French Mayo Maker Finds RFID a Crucial Ingredient

By Beth Bacheldor

Benedicta is using EPC Gen 2 tags, EPCIS and ONS to track pallet movements, fill customer orders, create advance shipping notices and share supply-chain data.

French food manufacturer Benedicta Group is running a trial comparing the ability of RFID and bar-coding to track pallets of products as they move between the company's own facility and those of two of its packaging and logistics suppliers. Benedicta makes mayonnaises and other sauces.

The pilot got underway about three months ago, built on what Benedicta calls an event-driven architecture. According to Philippe Gautier, Benedicta's chief information officer, the pilot leverages EPCglobal Gen 2-compliant passive RFID tags and bar-code labels compliant with the EAN-128 bar-code standard of GS1, the international bar-code standards body. Event-driven architectures rely on events (information related to a transaction or incident) to trigger steps along a supply chain or other operation.


Philippe Gautier

During the pilot, Benedicta is encoding each RFID tag and bar-code label with a unique ID number. Employees affix the RFID tags and bar-code labels to pallets of goods as Benedicta's factory produces them. The company expects to use about 3,000 RFID tags in the pilot. RFID interrogators and bar-code scanners document when pallets leave the site and when they arrive at either EGTN, a packaging company, or FM Logistic, a global logistics provider.

Benedicta uses logistics software called Trackway4 from Stockway, based in Helsinki, Finland. Trackway4 helps Benedicta manage its advance shipping notices (ASNs) and other logistics information, which will be correlated with the data collected from RFID interrogators and bar-code scanners. The RFID tags and bar-code labels will aid in the picking processes, particularly at EGTN, as products are pulled from pallets and readied for shipment. "There will be, as well, in the near future, some additional reads inside Benedict and at FM Logistic's place, in order to trace different internal pallets' status," Gautier says.

As part of the pilot, Benedicta uses IBM's EPCIS data repository. It also plans to simulate another partner, such as a retailer. IBM's EPCIS data repository is a prototype for testing the proposed standard for EPCglobal's Electronic Product Code Information Services (EPCIS). Currently a working draft standard, EPCIS serves as a communication mechanism between applications and data repositories so companies can effectively exchange and query data from within their own RFID processes, and with partners (see Unilever Launches Trial Using EPCIS Protocol).

In addition to testing EPCIS, Benedicta is using the Object Name Service (ONS), a standard system currently managed by VeriSign for looking up unique Electronic Product Codes (EPCs) and pointing computers to information about the item associated with each specific EPC. The manufacturer will also continue to use its own root naming service to maintain "numeric and economic independency," Gautier says. "The use of two different ONS roots is not really a problem since we can make them coexist in the global networking environment."

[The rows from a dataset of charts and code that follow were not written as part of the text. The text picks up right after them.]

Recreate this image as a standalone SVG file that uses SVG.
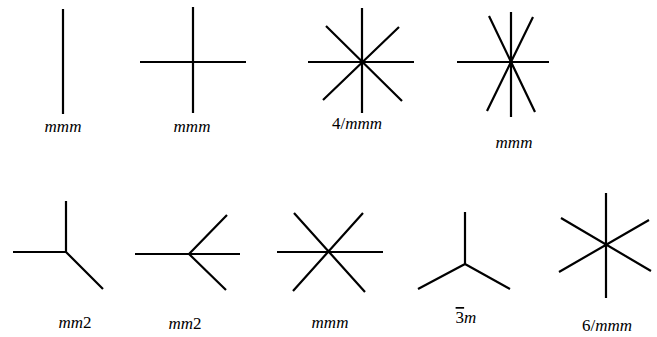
<svg xmlns="http://www.w3.org/2000/svg" width="657" height="337" viewBox="0 0 657 337">
<style>
.l{stroke:#000;stroke-width:2.2;fill:none;stroke-linecap:butt}
.t{font-family:"Liberation Serif","Times New Roman",serif;font-size:17px;fill:#000;text-anchor:middle}
.i{font-style:italic}
</style>
<rect width="657" height="337" fill="#fff"/>
<g id="n1">
<path class="l" d="M63 9V114"/>
<text class="t i" x="63" y="132">mmm</text>
</g>
<g id="n2">
<path class="l" d="M193 7V113M140 62H246"/>
<text class="t i" x="192" y="132">mmm</text>
</g>
<g id="n3">
<path class="l" d="M362 8V113M308 62H414M326 26L402 101M399 27L323 100"/>
<text class="t" x="357" y="129">4/<tspan class="i">mmm</tspan></text>
</g>
<g id="n4">
<path class="l" d="M511 12V117M457 62H549M489 16L535 112M533 17L487 111"/>
<text class="t i" x="514" y="148">mmm</text>
</g>
<g id="n5">
<path class="l" d="M66 201V252H13M66 252L103 289"/>
<text class="t" x="75" y="328"><tspan class="i">mm</tspan>2</text>
</g>
<g id="n6">
<path class="l" d="M135 254H240M189 254L227 215M189 254L226 290"/>
<text class="t" x="185" y="329"><tspan class="i">mm</tspan>2</text>
</g>
<g id="n7">
<path class="l" d="M277 252H383M294 213L365 292M363 213L293 291"/>
<text class="t i" x="330" y="328">mmm</text>
</g>
<g id="n8">
<path class="l" d="M465 212V264M465 264L418 289M465 264L510 289"/>
<text class="t" x="466" y="323"><tspan text-decoration="overline">3</tspan><tspan class="i">m</tspan></text>
</g>
<g id="n9">
<path class="l" d="M606 193V298M561 218L651 271M649 220L559 272"/>
<text class="t" x="607" y="331">6/<tspan class="i">mmm</tspan></text>
</g>
<g id="connectors"></g>
</svg>
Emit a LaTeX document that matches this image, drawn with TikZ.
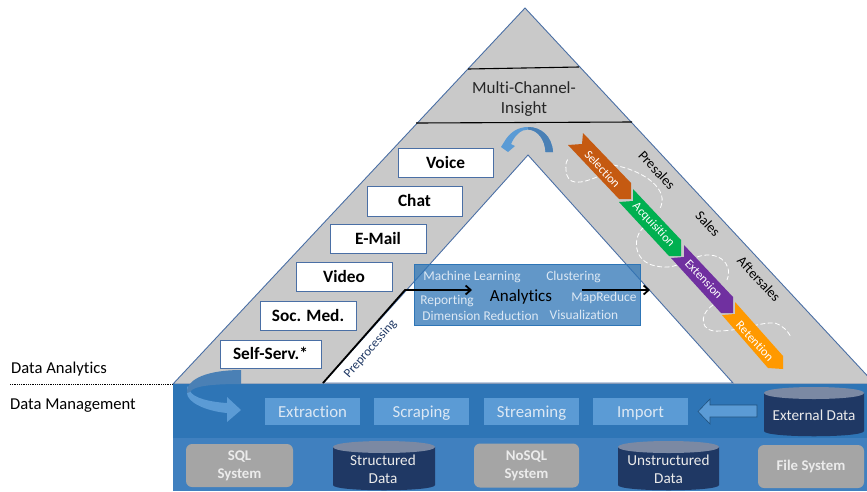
\documentclass[tikz,border=0pt]{standalone}
\usepackage{fontspec}
\setmainfont[Ligatures=NoCommon]{Carlito}
\usetikzlibrary{arrows.meta}
\definecolor{edgeblue}{HTML}{4A6FA5}
\definecolor{tgrey}{HTML}{C9C9C9}
\definecolor{bandA}{HTML}{2E75B6}
\definecolor{bandB}{HTML}{4080BF}
\definecolor{lblue}{HTML}{5B9BD5}
\definecolor{arrowdark}{HTML}{4A80B5}
\definecolor{navy}{HTML}{1F3864}
\definecolor{navytop}{HTML}{7B89A3}
\definecolor{sysgrey}{HTML}{A5A5A5}
\definecolor{boxtxt}{HTML}{DCE8F4}
\definecolor{cSel}{HTML}{C55A11}
\definecolor{cAcq}{HTML}{00B050}
\definecolor{cExt}{HTML}{7030A0}
\definecolor{cRet}{HTML}{FF9900}
\newcommand{\fs}[1]{\fontsize{#1}{#1}\selectfont}
\tikzset{
  x=1pt,y=-1pt,
  channel/.style={draw=edgeblue,line width=0.9pt,fill=white,font=\fs{17.3}\bfseries,text=black,inner sep=0pt,text height=12pt,text depth=1pt},
  step box/.style={fill=lblue,text=boxtxt,font=\fs{16.8},inner sep=0pt,text height=12pt,text depth=1pt},
  sysbox/.style={fill=sysgrey,rounded corners=6pt,text=white!92!black,font=\fs{14.8}\bfseries,align=center,inner sep=0pt,execute at begin node={\setlength{\baselineskip}{18pt}}},
  cyltxt/.style={text=white!92!black,font=\fs{15.2},align=center,inner sep=0pt,execute at begin node={\setlength{\baselineskip}{18pt}}},
  analytic/.style={text=boxtxt,font=\fs{13.4},inner sep=0pt},
  chevlabel/.style={text=white,font=\fs{12.3},rotate=-47,inner sep=0pt},
  phase/.style={text=black,font=\fs{14},rotate=-47,inner sep=0pt},
  side/.style={text=black,font=\fs{16.6},anchor=west,inner sep=0pt},
  whitedash/.style={draw=white,line width=0.8pt,dash pattern=on 5pt off 2.5pt},
  heavy/.style={draw=black,line width=1.8pt},
  heavyarrow/.style={heavy,-{Straight Barb[length=5pt,width=9pt]}},
}
\newcommand{\cyl}[4]{% x1 y1 x2 y2
  \fill[navy] (#1,#2+6) -- (#1,#4-6) .. controls (#1,#4+1) and (#3,#4+1) .. (#3,#4-6) -- (#3,#2+6) -- cycle;
  \fill[navytop] (#1,#2+6) .. controls (#1,#2-2) and (#3,#2-2) .. (#3,#2+6) .. controls (#3,#2+14) and (#1,#2+14) .. (#1,#2+6) -- cycle;
}
\begin{document}
\begin{tikzpicture}
\useasboundingbox (0,0) rectangle (867,491);
\begin{scope}
\clip (0,0) rectangle (867,491);
% triangles
\path[draw=edgeblue,line width=0.9pt,fill=tgrey] (173,384) -- (525,8) -- (875,384) -- cycle;
\path[draw=edgeblue,line width=0.9pt,fill=white] (323,383) -- (528,155) -- (733,383) -- cycle;
% bands
\fill[bandA] (173,384) rectangle (867,438);
\fill[bandB] (173,438) rectangle (867,491);
\end{scope}
% section lines
\coordinate (capAL) at (468,69); \coordinate (capAR) at (579,67);
\coordinate (capBL) at (416,123); \coordinate (capBR) at (632,122);
\draw[draw=black,line width=1.1pt] (capAL) -- (capAR);
\draw[draw=black,line width=1.1pt] (capBL) -- (capBR);
\node[font=\fs{17},align=center,text=black!85,inner sep=0pt,execute at begin node={\setlength{\baselineskip}{20pt}}] (insight) at (524,99) {Multi-Channel-\\Insight};
% channel boxes
\node[channel,minimum width=95pt,minimum height=29pt] (voice) at (445.5,162.5) {Voice};
\node[channel,minimum width=95pt,minimum height=30pt] (chat) at (414.5,201) {Chat};
\node[channel,minimum width=96pt,minimum height=29pt] (email) at (378,238.5) {E-Mail};
\node[channel,minimum width=96pt,minimum height=29pt] (video) at (344,277) {Video};
\node[channel,minimum width=96pt,minimum height=29pt] (socmed) at (308,315.5) {Soc. Med.};
\node[channel,minimum width=101pt,minimum height=28pt] (selfserv) at (270.5,354) {Self-Serv.*};
% analytics box
\node[fill=bandA,fill opacity=0.75,draw=bandA,line width=0.6pt,minimum width=226pt,minimum height=61pt,inner sep=0pt] (abox) at (527,294.5) {};
\node[font=\fs{17},text=black,inner sep=0pt] (analytics) at (521,297) {Analytics};
\node[analytic] (ml) at (472,277) {Machine Learning};
\node[analytic] (cluster) at (573.5,277) {Clustering};
\node[analytic] (report) at (447,301.5) {Reporting};
\node[analytic] (mapred) at (604,298) {MapReduce};
\node[analytic] (dimred) at (480.5,316) {Dimension Reduction};
\node[analytic] (vis) at (584,315) {Visualization};
% arrows through analytics
\coordinate (preA) at (323,383); \coordinate (preB) at (405,290); \coordinate (preC) at (472,290);
\coordinate (outA) at (582,290); \coordinate (outB) at (650,290);
\draw[heavyarrow] (preA) -- (preB) -- (preC);
\draw[heavyarrow] (outA) -- (outB);
\node[font=\fs{12.8},text=navy,rotate=49,inner sep=0pt] (prep) at (370.5,349) {Preprocessing};
% top curved arrow
\fill[lblue] (553,152) .. controls (552,136) and (541,127) .. (528,127) .. controls (518,127) and (511,132) .. (506,139) -- (501,147) -- (508,152) -- (515,146) -- (511,144) .. controls (515,135) and (521,129.5) .. (528,129.5) .. controls (538,130) and (545,140) .. (545.5,152) -- cycle;
\fill[arrowdark] (553,152) .. controls (552,136) and (541,127) .. (528,127) -- (528,129.5) .. controls (538,130) and (545,140) .. (545.5,152) -- cycle;
% dashed loops
\draw[whitedash] (597,177) .. controls (580,184) and (567,186) .. (566,170) .. controls (565,163) and (567,160) .. (569,158);
\draw[whitedash] (613,165) .. controls (643,170) and (672,190) .. (659,210);
\draw[whitedash] (644,227) .. controls (632,237) and (633,262) .. (656,266) .. controls (665,268) and (672,267) .. (677,265);
\draw[whitedash] (697,257) .. controls (716,250) and (734,262) .. (727,280);
\draw[whitedash] (713,305) .. controls (698,315) and (700,333) .. (720,331) .. controls (745,330) and (760,322) .. (775,323) .. controls (782,325) and (788,331) .. (791,337);
% chevrons
\fill[cSel] (568,145) -- (582,144) -- (583,133) -- (631,183) -- (631,199) -- (619,199) -- cycle;
\fill[cAcq] (619,202) -- (633,201) -- (633,189) -- (681,240) -- (681,256) -- (669,256) -- cycle;
\fill[cExt] (671,258) -- (684,257) -- (684,245) -- (733,297) -- (733,313) -- (721,313) -- cycle;
\fill[cRet] (722,315) -- (735,314) -- (735,302) -- (783,356) -- (783,369) -- (768,368) -- cycle;
\node[chevlabel] (lsel) at (602.5,169) {Selection};
\node[chevlabel] (lacq) at (653.5,225) {Acquisition};
\node[chevlabel] (lext) at (704,279) {Extension};
\node[chevlabel] (lret) at (755,341) {Retention};
\node[phase] (presales) at (657,170) {Presales};
\node[phase] (sales) at (708,224) {Sales};
\node[phase] (aftersales) at (759,279) {Aftersales};
% side labels
\node[side] (da) at (11,369) {Data Analytics};
\node[side] (dm) at (10,406) {Data Management};
\coordinate (dotA) at (10,384); \coordinate (dotB) at (173,384);
\draw[black,line width=0.8pt,densely dotted] (dotA) -- (dotB);
% step boxes
\node[step box,minimum width=95pt,minimum height=27pt] (extr) at (312.5,411.5) {Extraction};
\node[step box,minimum width=95pt,minimum height=27pt] (scrap) at (421.5,411.5) {Scraping};
\node[step box,minimum width=95pt,minimum height=27pt] (stream) at (531.5,411.5) {Streaming};
\node[step box,minimum width=95pt,minimum height=27pt] (impo) at (640.5,411.5) {Import};
% curved arrow left
\fill[lblue] (187,386) -- (187,393) .. controls (187,402) and (205,411) .. (227,413) -- (227,422) -- (241,410) -- (227,397) -- (227,403) .. controls (210,402) and (193,398) .. (190,391) -- cycle;
\fill[arrowdark] (187,393) .. controls (186,378) and (210,370) .. (241,370) -- (241,384) .. controls (212,384) and (193,386) .. (190,392) -- cycle;
% import arrow
\fill[lblue,draw=bandA!70!black,line width=0.6pt] (757,405) -- (710,405) -- (710,399) -- (698,411.5) -- (710,424) -- (710,417) -- (757,417) -- cycle;
% systems
\node[sysbox,minimum width=107pt,minimum height=43pt] (sql) at (239.5,465.5) {SQL\\System};
\node[sysbox,minimum width=105pt,minimum height=44pt] (nosql) at (526.5,465.5) {NoSQL\\System};
\node[sysbox,minimum width=106pt,minimum height=43pt] (file) at (811,466.5) {File System};
% cylinders
\cyl{333}{441}{435}{491}
\cyl{618}{441}{719}{491}
\cyl{764}{387}{864}{437}
\node[cyltxt] (sdata) at (383,469) {Structured\\Data};
\node[cyltxt] (udata) at (668.5,469) {Unstructured\\Data};
\node[cyltxt] (edata) at (814,415) {External Data};
\end{tikzpicture}
\end{document}
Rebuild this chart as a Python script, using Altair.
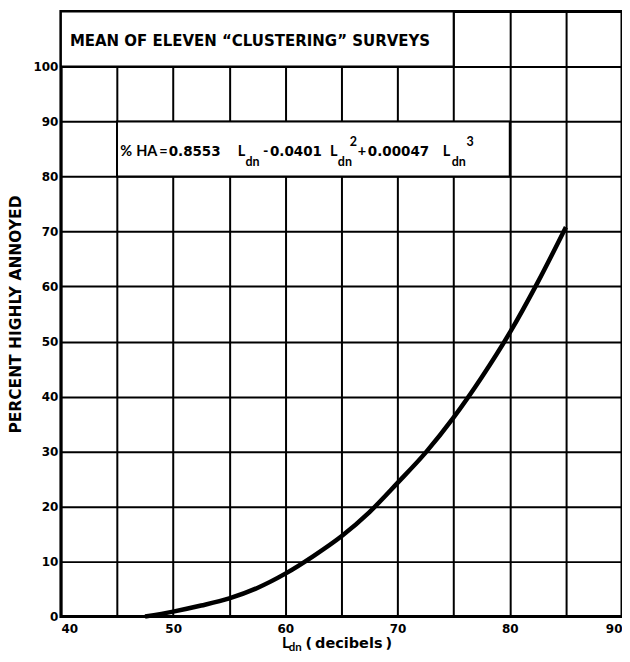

Benedicta’s pilot, which the company expects to finish within the next three months, has already provided Benedicta with valuable lessons, including the importance of standards and common data definitions that make it easier for supply-chain partners' information systems to exchange information. "We’ve learned the importance of master-data management in the implementation of an event-driven architecture and, more generally, in a service-oriented architecture, since our pilot is all about this" Gautier says. "We had to first check and create compliance with the standards along the whole supply chain and at the different stages to be sure that all the objects we are dealing with—pallets, SKUs, items—have the same definition in every information system."

Because the pilot is still underway, Gautier says there are few metrics to share at this time. Still, he expects the pilot to help Benedicta optimize supply-chain processes—not only internally, but externally as well. "We are definitely not trying to make another RFID pilot for self-benefit, but to create a full EPCglobal networking environment that will leverage the existing processes with our partners and address the whole supply chain."

Eventually, Benedicta believes RFID technology could reduce the time it takes to recall a food item, which Gautier says is a very important and competitive advantage for food manufacturers.

Once the pilot is complete, Benedicta will evaluate the return on investment of using RFID tags compared with using bar-coded labels to track pallets moving through the supply chain, and whether to expand RFID’s use. Gautier believes Benedicta will likely use RFID at the item level to track individual bottles of sauces. "However," he says, "since our products are made with water and packaged with some metal pieces, some technical issues have to be solved first."